# Conditional expectation of increments of stochastic process [closed]

I have come across the following result in my book on stochastic finance and I have trouble understanding the proof.

On a filtered probability space with filtration $$(\mathcal{F}_t)_{t \in \mathbb{R}^+}$$, any integrable stochastic process $$(X_t)_{t \in \mathbb{R}^+}$$ with centred and independent increments is a martingale.

The proof goes as follows.

For $$0 \leq s \leq t$$, we have \begin{align} E[X_t \vert \mathcal{F}_s] &= E[X_t - X_s + X_s \vert \mathcal{F}_s]\\ &= E[X_t - X_s \vert \mathcal{F}_s] + E[X_s \vert \mathcal{F}_s]\\ &= E[X_t - X_s] + X_s\\ &= X_s \text{.} \end{align}

In the third equality, I don't understand why $$E[X_t - X_s \vert \mathcal{F}_s] = E[X_t - X_s]$$. The only explanation I can find is that it has to do with the fact that the increments are independent but I don't see how it is related exactly. I had come to understand that $$E[Y_t] = E[Y_t \vert \mathcal{F}_0]$$ for any stochastic process $$(Y_t)_{t \in \mathbb{R}^+}$$, but here it is $$E[X_t - X_s] = E[X_t - X_s \vert \mathcal{F}_s]$$ (so conditional on $$\mathcal{F}_s$$ instead of $$\mathcal{F}_0$$).

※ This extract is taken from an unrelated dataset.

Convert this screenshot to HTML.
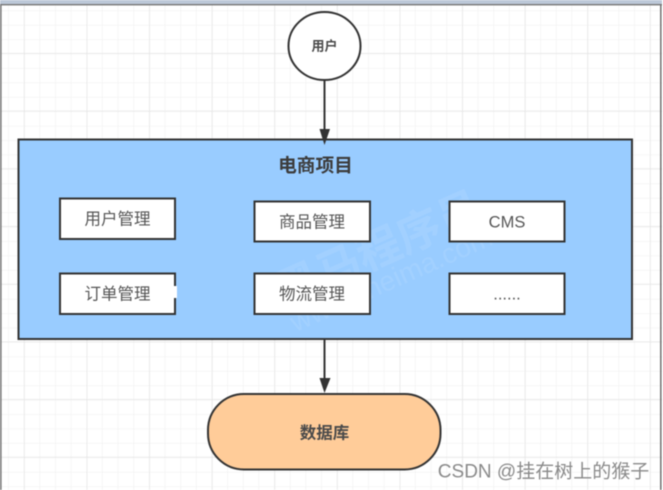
<!DOCTYPE html>
<html><head><meta charset="utf-8"><style>
html,body{margin:0;padding:0;background:#fff}
svg{display:block;filter:blur(.45px)}
text{font-family:"Liberation Sans","Noto Sans CJK SC",sans-serif;text-anchor:middle}
</style></head><body>
<svg width="663" height="490" viewBox="0 0 663 490" xmlns="http://www.w3.org/2000/svg">
<defs>
<pattern id="minor" x="8.2" y="10.5" width="15.65" height="14.42" patternUnits="userSpaceOnUse">
<path d="M0 0V14.42M0 0H15.65" stroke="#efefef" stroke-width="1.1" fill="none"/>
</pattern>
<pattern id="major" x="24" y="53" width="62.6" height="57.68" patternUnits="userSpaceOnUse">
<path d="M0 0V57.68M0 0H62.6" stroke="#e4e4e4" stroke-width="1.3" fill="none"/>
</pattern>
</defs>
<rect width="663" height="490" fill="#fff"/>
<rect width="663" height="490" fill="url(#minor)"/>
<rect width="663" height="490" fill="url(#major)"/>
<rect x="0" y="0" width="663" height="4" fill="#bcc8d8"/>
<rect x="0" y="4" width="663" height="1.4" fill="#777"/>
<rect x="0" y="4" width="1.6" height="486" fill="#777"/>
<rect x="660" y="4" width="1.6" height="486" fill="#777"/>
<rect x="662" y="0" width="1" height="490" fill="#fff"/>

<ellipse cx="324.5" cy="46" rx="36" ry="34" fill="#fff" stroke="#333" stroke-width="2"/>
<text x="324.5" y="50.5" font-size="13" font-weight="700" fill="#4a4a4a">用户</text>
<line x1="324.5" y1="80" x2="324.5" y2="132" stroke="#333" stroke-width="2"/>

<rect x="18.5" y="139.5" width="613.5" height="199.5" fill="#99ccff" stroke="#333" stroke-width="2"/>
<path d="M319.5 129H330L324.5 145Z" fill="#333"/>
<g opacity=".09" fill="#fff">
<text x="0" y="0" font-size="44" font-weight="700" transform="translate(385 263) rotate(-24)">黑马程序员</text>
<text x="0" y="0" font-size="28" transform="translate(395 288) rotate(-24)">www.itheima.com</text>
</g>
<text x="315.5" y="172" font-size="18.7" font-weight="700" fill="#3c3c3c">电商项目</text>

<g fill="#fff" stroke="#333" stroke-width="2">
<rect x="60" y="198.5" width="115" height="40.5"/>
<rect x="254.5" y="201.5" width="115.5" height="40"/>
<rect x="449.5" y="201.5" width="115" height="40"/>
<rect x="60" y="273.5" width="115" height="40.5"/>
<rect x="254.5" y="273.5" width="115.5" height="40.5"/>
<rect x="449.5" y="273.5" width="115" height="40.5"/>
</g>
<rect x="172" y="286" width="5" height="12" fill="#fff"/>
<g font-size="16.5" fill="#555">
<text x="117.5" y="224.5">用户管理</text>
<text x="312" y="227.5">商品管理</text>
<text x="507" y="227.5">CMS</text>
<text x="117.5" y="299.5">订单管理</text>
<text x="312" y="299.5">物流管理</text>
<text x="507" y="299.5">......</text>
</g>

<line x1="324.5" y1="339" x2="324.5" y2="382" stroke="#333" stroke-width="2"/>
<path d="M319.5 378H330.5L324.5 393Z" fill="#333"/>
<rect x="208" y="394" width="232.5" height="75.5" rx="36" ry="36" fill="#ffcc99" stroke="#333" stroke-width="2"/>
<text x="324.5" y="438.5" font-size="16.5" font-weight="700" fill="#4a4a4a">数据库</text>

<text x="543.5" y="477.5" font-size="19" fill="#8a8a8a">CSDN @挂在树上的猴子</text>
</svg>
</body></html>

• What is the book? What page / section is the proof from? Commented Oct 31, 2023 at 19:42
• "Stochastic Finance" by Nicolas Privault (doi.org/10.1201/b16359), it's on page 112 Commented Oct 31, 2023 at 20:11

Since the process has independent increments, the increment $$X_t - X_s$$ is independent of $$X_s - X_0$$. So, your estimate of $$X_t - X_s$$, based on information learned by observing the process upto time $$s$$, $$\mathbb{E}[X_t - X_s|\mathcal{F}_s]$$, is as good as having no information at all aka $$\mathbb{E}[X_t - X_s]$$. This is a well-known property of conditional expectation.
If $$X$$ is independent of $$\mathcal{F}_t$$, symbolically written as $$X \perp \mathcal{F_t}$$, then $$\mathbb{E}[X|\mathcal{F_t}] = \mathbb{E}[X]$$.
$$\mathcal{F}_s$$ is called the filtration and contains all the information of the events up to time $$s$$. And so if you are computing a probability or expectation that is independent of the past, you "remove" the past (the conditional).
It's the same idea as, if $$A$$ and $$B$$ are independent then $$P(A|B) = P(A)$$ and $$E(A|\sigma(B)) = E(A)$$.